Un agent très secret... mais qui gagne à être connu.
Certaines réunions de talent peuvent attiser la curiosité à la simple mention de leur nom. Mais pour cela, encore faut-il que ces mêmes talents soient déjà reconnus. Si les noms de Éric Close ou Dennis Haysbert ne vous sont guère familiers, leurs visages eux devraient l'être bien plus, en particulier celui de Close. En effet, pour les fidèles de FBI : Portés Disparus il est le Martin Fitzgerald de l'équipe de Jack Malone (sans oublier la série de science-fiction Dark Skies, dans lequel il tenait déjà la vedette), et Haysbert restent pour beaucoup d'autres le Président Palmer de 24 Heures Chrono. Avant de briller chacun de leur côté, ils se sont retrouvés réunis dans une série produite par Glenn Gordon Caron, l'homme derrière Clair de Lune (qui révéla Bruce Willis, avant qu'il ne devienne John McClane) et Remington Steele où on pouvait voir Pierce Brosnan dans sa période pré-James Bond.
Avec de telles références, il est presque évident que Un agent Très Secret (dont le titre original est Now and Again, littéralement « de temps en temps », j'avoue que l'esprit de la traduction m'échappe) a tout pour sortir du lot. Néanmoins, il faut bien avouer que son pitch a de quoi laisser sceptique : alors qu'il s'en allait tranquillement à son travail, Michael Wiseman (John Goodman, oui oui, John Goodman, l'un des potes du Big Lebowski), bon père de famille et bon mari, fait une chute mortelle dans le métro, son corps est récupéré par le gouvernement qui transfert son cerveau dans la tête d'un homme athlétique, ceci pour en faire l'agent secret parfait, qui répondra au nom de Michael Newman (Éric Close).
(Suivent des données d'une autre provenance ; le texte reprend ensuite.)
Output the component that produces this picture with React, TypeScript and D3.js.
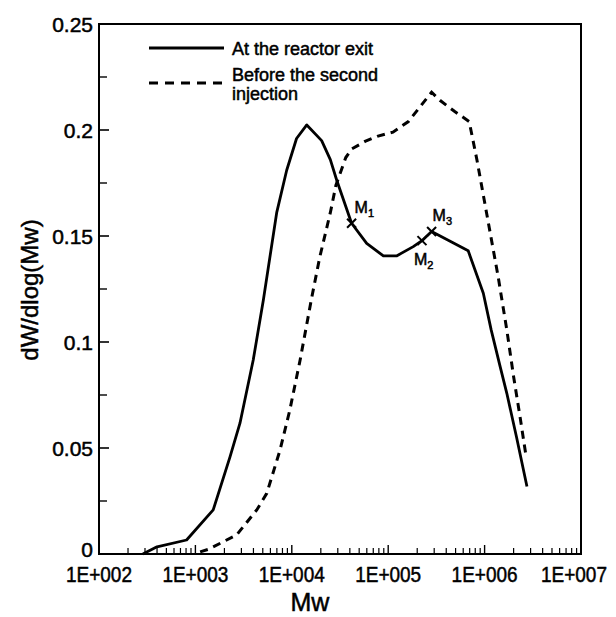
import React from "react";
import * as d3 from "d3";

// Solid curve: "At the reactor exit"
const exitMw = [285, 400, 810, 1530, 2290, 2900, 3980, 5070, 6970, 8850, 11200, 14300, 20400, 25100, 29200, 41700, 59800, 89100, 122000, 182000, 224000, 282000, 676000, 970000, 1170000, 1450000, 1700000, 2140000, 2750000];
const exitVal = [0, 0.0034, 0.0066, 0.0208, 0.0459, 0.0617, 0.0915, 0.1198, 0.161, 0.181, 0.196, 0.2024, 0.195, 0.186, 0.1764, 0.156, 0.1465, 0.1406, 0.1406, 0.145, 0.1478, 0.1521, 0.143, 0.123, 0.1057, 0.0884, 0.0758, 0.0553, 0.0318];

// Dashed curve: "Before the second injection"
const beforeMw = [1120, 1360, 1950, 2680, 4330, 5500, 7550, 9550, 12200, 16100, 19500, 25100, 28700, 36300, 41700, 57500, 76900, 112000, 162000, 282000, 344000, 490000, 692000, 832000, 1047000, 1380000, 1700000, 2000000, 2330000, 2690000];
const beforeVal = [0.001, 0.0022, 0.0058, 0.009, 0.0208, 0.0286, 0.049, 0.068, 0.0915, 0.121, 0.14, 0.161, 0.174, 0.187, 0.191, 0.1946, 0.197, 0.199, 0.204, 0.2178, 0.214, 0.2087, 0.204, 0.186, 0.161, 0.131, 0.1057, 0.0836, 0.0648, 0.0462];

// Marked points M1, M2, M3
const markNames = ["1", "2", "3"];
const markMw = [41700, 224000, 282000];
const markVal = [0.156, 0.1478, 0.1521];

const xTickValues = [1e2, 1e3, 1e4, 1e5, 1e6, 1e7];
const xTickLabels = ["1E+002", "1E+003", "1E+004", "1E+005", "1E+006", "1E+007"];
const yTickValues = [0, 0.05, 0.1, 0.15, 0.2, 0.25];
const yTickLabels = ["0", "0.05", "0.1", "0.15", "0.2", "0.25"];
const yMinorValues = [0.025, 0.075, 0.125, 0.175, 0.225];

const legendLabels = ["At the reactor exit", "Before the second", "injection"];

const FONT = "'Liberation Sans', Arial, Helvetica, sans-serif";
const TS = { stroke: "#000", strokeWidth: 0.5 };

export default function App() {
  const left = 99, right = 581, top = 24, bottom = 554;
  const x = d3.scaleLog().domain([1e2, 1e7]).range([left, right]);
  const y = d3.scaleLinear().domain([0, 0.25]).range([bottom, top]);

  const line = d3
    .line<[number, number]>()
    .x((d) => x(d[0]))
    .y((d) => y(d[1]))
    .curve(d3.curveLinear);

  const exitPath = line(exitMw.map((m, i) => [m, exitVal[i]]) as [number, number][]) || "";
  const beforePath = line(beforeMw.map((m, i) => [m, beforeVal[i]]) as [number, number][]) || "";

  const minorX: number[] = [];
  for (let d = 2; d <= 6; d++) {
    for (let k = 2; k <= 9; k++) minorX.push(k * Math.pow(10, d));
  }

  const labelOffsets = [
    { dx: 3, dy: -10 },
    { dx: -8, dy: 24 },
    { dx: 1, dy: -11 },
  ];

  return (
    <div style={{ position: "fixed", left: 0, top: 0 }}>
      <svg width={616} height={617} style={{ display: "block", background: "#fff" }}>
        <rect x={0} y={0} width={616} height={617} fill="#fff" />
        {/* minor x ticks */}
        {minorX.map((v, i) => (
          <line key={"mx" + i} x1={x(v)} x2={x(v)} y1={bottom} y2={bottom - 6} stroke="#000" strokeWidth={1.2} />
        ))}
        {xTickValues.slice(1, -1).map((v, i) => (
          <line key={"Mx" + i} x1={x(v)} x2={x(v)} y1={bottom} y2={bottom - 9} stroke="#000" strokeWidth={1.4} />
        ))}
        {/* y ticks */}
        {yTickValues.slice(1, -1).map((v, i) => (
          <line key={"My" + i} x1={left} x2={left + 10} y1={y(v)} y2={y(v)} stroke="#000" strokeWidth={1.6} />
        ))}
        {yMinorValues.map((v, i) => (
          <line key={"my" + i} x1={left} x2={left + 8} y1={y(v)} y2={y(v)} stroke="#000" strokeWidth={1.4} />
        ))}
        {/* frame */}
        <rect x={left} y={top} width={right - left} height={bottom - top} fill="none" stroke="#000" strokeWidth={2} />

        {/* curves */}
        <path d={beforePath} fill="none" stroke="#000" strokeWidth={3} strokeDasharray="8 6" />
        <path d={exitPath} fill="none" stroke="#000" strokeWidth={2.8} strokeLinejoin="round" />

        {/* markers */}
        {markMw.map((m, i) => {
          const cx = x(m), cy = y(markVal[i]);
          const s = 4.5;
          return (
            <g key={"mk" + i}>
              <line x1={cx - s} y1={cy - s} x2={cx + s} y2={cy + s} stroke="#000" strokeWidth={2} />
              <line x1={cx - s} y1={cy + s} x2={cx + s} y2={cy - s} stroke="#000" strokeWidth={2} />
              <text x={cx + labelOffsets[i].dx} y={cy + labelOffsets[i].dy} fontFamily={FONT} fontSize={16} fill="#000" {...TS}>
                M<tspan fontSize={11} dy={4}>{markNames[i]}</tspan>
              </text>
            </g>
          );
        })}

        {/* x tick labels */}
        {xTickValues.map((v, i) => (
          <text key={"xl" + i} x={Math.min(x(v), 574)} y={582} textAnchor="middle" fontFamily={FONT} fontSize={22}
            textLength={66} lengthAdjust="spacingAndGlyphs" fill="#000" {...TS}>
            {xTickLabels[i]}
          </text>
        ))}
        {/* y tick labels */}
        {yTickValues.map((v, i) => (
          <text key={"yl" + i} x={93} y={i === 0 ? 557 : y(v) + 8} textAnchor="end" fontFamily={FONT} fontSize={21} fill="#000" {...TS}>
            {yTickLabels[i]}
          </text>
        ))}

        {/* axis titles */}
        <text x={310} y={611} textAnchor="middle" fontFamily={FONT} fontSize={25} fill="#000" {...TS}>Mw</text>
        <text transform="translate(38,290) rotate(-90)" textAnchor="middle" fontFamily={FONT} fontSize={24} fill="#000" {...TS}>
          dW/dlog(Mw)
        </text>

        {/* legend */}
        <line x1={149} x2={224} y1={48} y2={48} stroke="#000" strokeWidth={2.8} />
        <text x={232} y={55} fontFamily={FONT} fontSize={18} fill="#000" {...TS}>{legendLabels[0]}</text>
        <line x1={149} x2={224} y1={83} y2={83} stroke="#000" strokeWidth={3} strokeDasharray="9 7" />
        <text x={232} y={81} fontFamily={FONT} fontSize={18} fill="#000" {...TS}>{legendLabels[1]}</text>
        <text x={232} y={100} fontFamily={FONT} fontSize={18} fill="#000" {...TS}>{legendLabels[2]}</text>
      </svg>
    </div>
  );
}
Avec un tel postulat, on peut comprendre que beaucoup se montrent réticents à prendre part à l'aventure.
Ce qui est fort dommage, d'autant plus que la force de la série ne réside pas dans le contexte de série B (voire Z) auquel le pitch renvoie. Au contraire et c'est là que l'on perçoit la patte du producteur, la dynamique de Un agent très secret est plus proche de la comédie romantique. Un choix guère étonnant au regard de la carrière de Caron. Ainsi, au lieu de faire des membres de la famille de Wiseman de simples guest-stars réduites à de furtives apparitions au détour d'une scène (voire être carrément oubliés dès le second épisode), sa veuve et sa fille restent partie intégrante du casting principal... puisque nous voyons leur vie en parallèle aux actions de Newman.
En effet, chaque épisode nous montre d'un côté les missions de Newman dans un style très James Bond et de l'autre, les Wiseman tentant de combler son absence. Un parti-pris risqué, puisque le versant de la chronique familiale aurait pu donner l'impression de freiner l'action. C'est peut-être ce point-là qui peut désarçonner les spectateurs, car, au final, ses deux aspects deviennent homogènes en raison de constante passerelle, permettant de passer à l'un à l'autre : Newman est en permanence préoccupé par sa famille, chaque mission est une occasion pour lui de croiser sa femme, cette dernière a bien du mal à se remettre de la mort de son mari et parle de lui souvent, etc.
Ainsi, la structure du récit de science-fiction et d'espionnage s'avère au final un prétexte pour relancer la dynamique de la comédie romantique. Un constat qui a pu décevoir ceux qui s'attendaient à une série bourrée de testostérone, à une sorte de croisement entre James Bond et X-Files. L'ensemble est plus proche de ce qu'aurait pu être le film True Lies si son réalisateur, James Cameron, avait délaissé les effets pyrotechniques pour peaufiner le versant comique.
Une fois accepté ses caractéristiques, il est difficile de ne pas résister à l'enthousiasme communicatif qui émane de la production. Dans son rôle de super agent secret, Éric Close est tout simplement impeccable, avec un jeu rempli d'auto-dérision et de bonhomie : on rappelle que dans le corps de Newman/Close est censé résider le cerveau de Wiseman/John Goodman. Quant à Dennis Haysbert, qui incarne le scientifique responsable du projet, le Docteur Morris, il est également parfait dans le style très pince sans pince et son duo avec Close fonctionne à merveille. La surprise vient de Margaret Colin dans la peau de Madame Wiseman, elle se révèle attachante alors que pouvait craindre un personnage agaçant. Elle démontre une force de caractère que l'on ne soupçonnait pas derrière un visage très doux.
En somme, ce que l'on retient de la seule cuvée (stoppée après une unique saison) de Un Agent Très Secret ? Une série qui se mettait déjà en danger, enchaînant les situations de plus en plus absurde sans jamais tomber dans le ridicule et dépeignant des personnages plus riches qu'ils en ont l'air malgré l'apparente légèreté de l'ensemble.